**Requirement**
Output every line of the material exactly, omitting images.

**Provided data**
=======

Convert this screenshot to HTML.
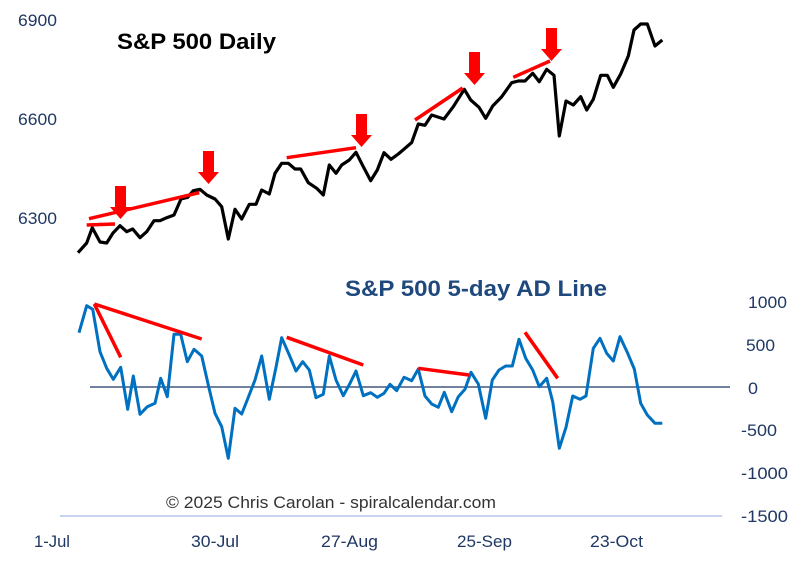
<!DOCTYPE html>
<html><head><meta charset="utf-8"><style>
body{margin:0;background:#fff}
svg{display:block}
text{font-family:"Liberation Sans",Arial,sans-serif}
</style></head><body>
<svg width="811" height="575" viewBox="0 0 811 575" xmlns="http://www.w3.org/2000/svg">
<rect width="811" height="575" fill="#fff"/>
<g fill="#1f3864" font-size="17">
<text x="18" y="26" textLength="39" lengthAdjust="spacingAndGlyphs">6900</text>
<text x="18" y="125" textLength="39" lengthAdjust="spacingAndGlyphs">6600</text>
<text x="18" y="224" textLength="39" lengthAdjust="spacingAndGlyphs">6300</text>
</g>
<g fill="#1f3864" font-size="17">
<text x="748" y="308" textLength="39" lengthAdjust="spacingAndGlyphs">1000</text>
<text x="746" y="351" textLength="29" lengthAdjust="spacingAndGlyphs">500</text>
<text x="748" y="394" textLength="10" lengthAdjust="spacingAndGlyphs">0</text>
<text x="741" y="436" textLength="36" lengthAdjust="spacingAndGlyphs">-500</text>
<text x="741" y="479" textLength="47" lengthAdjust="spacingAndGlyphs">-1000</text>
<text x="741" y="522" textLength="47" lengthAdjust="spacingAndGlyphs">-1500</text>
</g>
<g fill="#1f3864" font-size="17">
<text x="34" y="547" textLength="36" lengthAdjust="spacingAndGlyphs">1-Jul</text>
<text x="191" y="547" textLength="48" lengthAdjust="spacingAndGlyphs">30-Jul</text>
<text x="321" y="547" textLength="57" lengthAdjust="spacingAndGlyphs">27-Aug</text>
<text x="457" y="547" textLength="55" lengthAdjust="spacingAndGlyphs">25-Sep</text>
<text x="590" y="547" textLength="53" lengthAdjust="spacingAndGlyphs">23-Oct</text>
</g>
<line x1="60" y1="516" x2="722" y2="516" stroke="#b4c7e7" stroke-width="1.5"/>
<line x1="90" y1="387" x2="730" y2="387" stroke="#1f3864" stroke-width="1.2"/>
<text x="117" y="49" font-size="22" font-weight="bold" fill="#000" textLength="159" lengthAdjust="spacingAndGlyphs">S&amp;P 500 Daily</text>
<text x="345" y="296" font-size="22" font-weight="bold" fill="#1f497d" textLength="262" lengthAdjust="spacingAndGlyphs">S&amp;P 500 5-day AD Line</text>
<text x="166" y="508" font-size="17" fill="#333" textLength="330" lengthAdjust="spacingAndGlyphs">© 2025 Chris Carolan - spiralcalendar.com</text>
<polyline fill="none" stroke="#000" stroke-width="3.2" stroke-linejoin="round" points="78,252.7 86.7,243 92.3,227.7 100,242 106.7,243 113,233 120,225.7 126.7,231.7 132.7,229 140,237.7 146.7,231.7 154,220.7 160,220.7 166.7,217.7 174,215 181,199 187.7,197.3 193.3,190.7 200,189.3 206.7,195 215,199 221.7,206.7 228.3,239 235,209.3 241.7,219 249.3,204.3 256,204.3 261.7,190 269.3,194 275,173.3 281.7,163.3 288.3,163.3 295,169 300.7,169 308.3,182.7 316.7,188.3 323.3,195 329.3,165 336,173.3 341.7,165 349.3,160 356,152.3 363.3,166.7 370.7,180.7 377.3,170 384,152.7 391,159.3 398.3,154 405,148.3 411.7,142.5 418.3,124 425,125.3 431.7,115 444,119 453.3,106.7 464.3,89.3 470.7,100 479,107.3 485.7,118.3 492.7,106 501.7,96.7 511.7,82.7 518.3,81 525,81 532.7,73.3 539.3,81.7 546.7,69.3 554,75.3 559.3,136 566,101 573.3,105 580.7,96.7 586.7,110 593.3,99.3 600.7,75.3 607.3,75.3 613.3,87.3 620.7,74 628.3,56 634,30 640.7,24 647.3,24 655,46 662.3,40"/>
<polyline fill="none" stroke="#0070c0" stroke-width="3" stroke-linejoin="round" points="79,332.7 86.7,305.7 92.7,309.3 100,351.7 106.7,368.3 113.3,379.3 120.7,367.3 127.7,409.3 133.3,376 140,414.3 147.3,406.7 155,403.3 160.7,378.3 167.3,396.7 174,334.3 180.7,334.3 187.3,361.7 194,349.3 201.7,356 208.3,385 215,413.3 221.7,426.7 228.3,458.3 235,408.3 241.7,414 248.3,397.3 255,380 261.7,356 269.3,399.3 276,367.3 281.7,337.7 289.3,355 296,371 302.7,361.7 309.3,370 316,397.7 323.3,394.3 329.3,356 336,380 343.3,395.7 350,383.3 356,371 363.3,395.7 370.7,392.7 377.3,397.3 384,393.3 390,384.3 396.7,390.7 404,377.3 411.7,380.7 418.3,369 425,396 431.7,404 438.3,407.3 444.3,392.3 451.7,411.7 458.3,396.7 465,389.3 471,372.3 478.3,384 485.7,418.3 492.3,380 499,370 505.7,366 512.3,366 519,339.3 525.7,358.3 532.7,370 539.3,386.7 546.7,378.3 552.7,401.7 559.3,448.3 566,427.3 572.7,396 580,399.3 586,396 593.3,348.3 600,338.3 606.7,353.3 613.3,361 620,336.7 627.7,353.3 634.3,369 640.7,403.3 647.3,415 655,423.3 662.3,423.3"/>
<g stroke="#ff0000" stroke-width="3.5" stroke-linecap="butt">
<line x1="89" y1="218.7" x2="199.3" y2="192.7"/>
<line x1="86.7" y1="225" x2="115" y2="224"/>
<line x1="286.7" y1="157.7" x2="356" y2="147.7"/>
<line x1="415" y1="120" x2="462.7" y2="88"/>
<line x1="513.3" y1="77.3" x2="550" y2="61"/>
<line x1="94.3" y1="304" x2="201.7" y2="339"/>
<line x1="94.3" y1="304" x2="120.7" y2="357.3"/>
<line x1="286.7" y1="337.3" x2="363.3" y2="365"/>
<line x1="418.3" y1="368.3" x2="469" y2="375"/>
<line x1="525" y1="332.3" x2="557.7" y2="378.3"/>
</g>
<g fill="#ff0000">
<polygon points="115,186 126,186 126,207 131,207 120.5,219 110,207 115,207"/>
<polygon points="203,151 214,151 214,172 219,172 208.5,184 198,172 203,172"/>
<polygon points="356,114 367,114 367,135 372,135 361.5,147 351,135 356,135"/>
<polygon points="469,52 480,52 480,73 485,73 474.5,85 464,73 469,73"/>
<polygon points="546,28 557,28 557,49 562,49 551.5,61 541,49 546,49"/>
</g>
</svg>
</body></html>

=======

**Answer to this task**
Convert this screenshot to HTML.
<!DOCTYPE html>
<html><head><meta charset="utf-8"><style>
body{margin:0;background:#fff}
svg{display:block}
text{font-family:"Liberation Sans",Arial,sans-serif}
</style></head><body>
<svg width="811" height="575" viewBox="0 0 811 575" xmlns="http://www.w3.org/2000/svg">
<rect width="811" height="575" fill="#fff"/>
<g fill="#1f3864" font-size="17">
<text x="18" y="26" textLength="39" lengthAdjust="spacingAndGlyphs">6900</text>
<text x="18" y="125" textLength="39" lengthAdjust="spacingAndGlyphs">6600</text>
<text x="18" y="224" textLength="39" lengthAdjust="spacingAndGlyphs">6300</text>
</g>
<g fill="#1f3864" font-size="17">
<text x="748" y="308" textLength="39" lengthAdjust="spacingAndGlyphs">1000</text>
<text x="746" y="351" textLength="29" lengthAdjust="spacingAndGlyphs">500</text>
<text x="748" y="394" textLength="10" lengthAdjust="spacingAndGlyphs">0</text>
<text x="741" y="436" textLength="36" lengthAdjust="spacingAndGlyphs">-500</text>
<text x="741" y="479" textLength="47" lengthAdjust="spacingAndGlyphs">-1000</text>
<text x="741" y="522" textLength="47" lengthAdjust="spacingAndGlyphs">-1500</text>
</g>
<g fill="#1f3864" font-size="17">
<text x="34" y="547" textLength="36" lengthAdjust="spacingAndGlyphs">1-Jul</text>
<text x="191" y="547" textLength="48" lengthAdjust="spacingAndGlyphs">30-Jul</text>
<text x="321" y="547" textLength="57" lengthAdjust="spacingAndGlyphs">27-Aug</text>
<text x="457" y="547" textLength="55" lengthAdjust="spacingAndGlyphs">25-Sep</text>
<text x="590" y="547" textLength="53" lengthAdjust="spacingAndGlyphs">23-Oct</text>
</g>
<line x1="60" y1="516" x2="722" y2="516" stroke="#b4c7e7" stroke-width="1.5"/>
<line x1="90" y1="387" x2="730" y2="387" stroke="#1f3864" stroke-width="1.2"/>
<text x="117" y="49" font-size="22" font-weight="bold" fill="#000" textLength="159" lengthAdjust="spacingAndGlyphs">S&amp;P 500 Daily</text>
<text x="345" y="296" font-size="22" font-weight="bold" fill="#1f497d" textLength="262" lengthAdjust="spacingAndGlyphs">S&amp;P 500 5-day AD Line</text>
<text x="166" y="508" font-size="17" fill="#333" textLength="330" lengthAdjust="spacingAndGlyphs">© 2025 Chris Carolan - spiralcalendar.com</text>
<polyline fill="none" stroke="#000" stroke-width="3.2" stroke-linejoin="round" points="78,252.7 86.7,243 92.3,227.7 100,242 106.7,243 113,233 120,225.7 126.7,231.7 132.7,229 140,237.7 146.7,231.7 154,220.7 160,220.7 166.7,217.7 174,215 181,199 187.7,197.3 193.3,190.7 200,189.3 206.7,195 215,199 221.7,206.7 228.3,239 235,209.3 241.7,219 249.3,204.3 256,204.3 261.7,190 269.3,194 275,173.3 281.7,163.3 288.3,163.3 295,169 300.7,169 308.3,182.7 316.7,188.3 323.3,195 329.3,165 336,173.3 341.7,165 349.3,160 356,152.3 363.3,166.7 370.7,180.7 377.3,170 384,152.7 391,159.3 398.3,154 405,148.3 411.7,142.5 418.3,124 425,125.3 431.7,115 444,119 453.3,106.7 464.3,89.3 470.7,100 479,107.3 485.7,118.3 492.7,106 501.7,96.7 511.7,82.7 518.3,81 525,81 532.7,73.3 539.3,81.7 546.7,69.3 554,75.3 559.3,136 566,101 573.3,105 580.7,96.7 586.7,110 593.3,99.3 600.7,75.3 607.3,75.3 613.3,87.3 620.7,74 628.3,56 634,30 640.7,24 647.3,24 655,46 662.3,40"/>
<polyline fill="none" stroke="#0070c0" stroke-width="3" stroke-linejoin="round" points="79,332.7 86.7,305.7 92.7,309.3 100,351.7 106.7,368.3 113.3,379.3 120.7,367.3 127.7,409.3 133.3,376 140,414.3 147.3,406.7 155,403.3 160.7,378.3 167.3,396.7 174,334.3 180.7,334.3 187.3,361.7 194,349.3 201.7,356 208.3,385 215,413.3 221.7,426.7 228.3,458.3 235,408.3 241.7,414 248.3,397.3 255,380 261.7,356 269.3,399.3 276,367.3 281.7,337.7 289.3,355 296,371 302.7,361.7 309.3,370 316,397.7 323.3,394.3 329.3,356 336,380 343.3,395.7 350,383.3 356,371 363.3,395.7 370.7,392.7 377.3,397.3 384,393.3 390,384.3 396.7,390.7 404,377.3 411.7,380.7 418.3,369 425,396 431.7,404 438.3,407.3 444.3,392.3 451.7,411.7 458.3,396.7 465,389.3 471,372.3 478.3,384 485.7,418.3 492.3,380 499,370 505.7,366 512.3,366 519,339.3 525.7,358.3 532.7,370 539.3,386.7 546.7,378.3 552.7,401.7 559.3,448.3 566,427.3 572.7,396 580,399.3 586,396 593.3,348.3 600,338.3 606.7,353.3 613.3,361 620,336.7 627.7,353.3 634.3,369 640.7,403.3 647.3,415 655,423.3 662.3,423.3"/>
<g stroke="#ff0000" stroke-width="3.5" stroke-linecap="butt">
<line x1="89" y1="218.7" x2="199.3" y2="192.7"/>
<line x1="86.7" y1="225" x2="115" y2="224"/>
<line x1="286.7" y1="157.7" x2="356" y2="147.7"/>
<line x1="415" y1="120" x2="462.7" y2="88"/>
<line x1="513.3" y1="77.3" x2="550" y2="61"/>
<line x1="94.3" y1="304" x2="201.7" y2="339"/>
<line x1="94.3" y1="304" x2="120.7" y2="357.3"/>
<line x1="286.7" y1="337.3" x2="363.3" y2="365"/>
<line x1="418.3" y1="368.3" x2="469" y2="375"/>
<line x1="525" y1="332.3" x2="557.7" y2="378.3"/>
</g>
<g fill="#ff0000">
<polygon points="115,186 126,186 126,207 131,207 120.5,219 110,207 115,207"/>
<polygon points="203,151 214,151 214,172 219,172 208.5,184 198,172 203,172"/>
<polygon points="356,114 367,114 367,135 372,135 361.5,147 351,135 356,135"/>
<polygon points="469,52 480,52 480,73 485,73 474.5,85 464,73 469,73"/>
<polygon points="546,28 557,28 557,49 562,49 551.5,61 541,49 546,49"/>
</g>
</svg>
</body></html>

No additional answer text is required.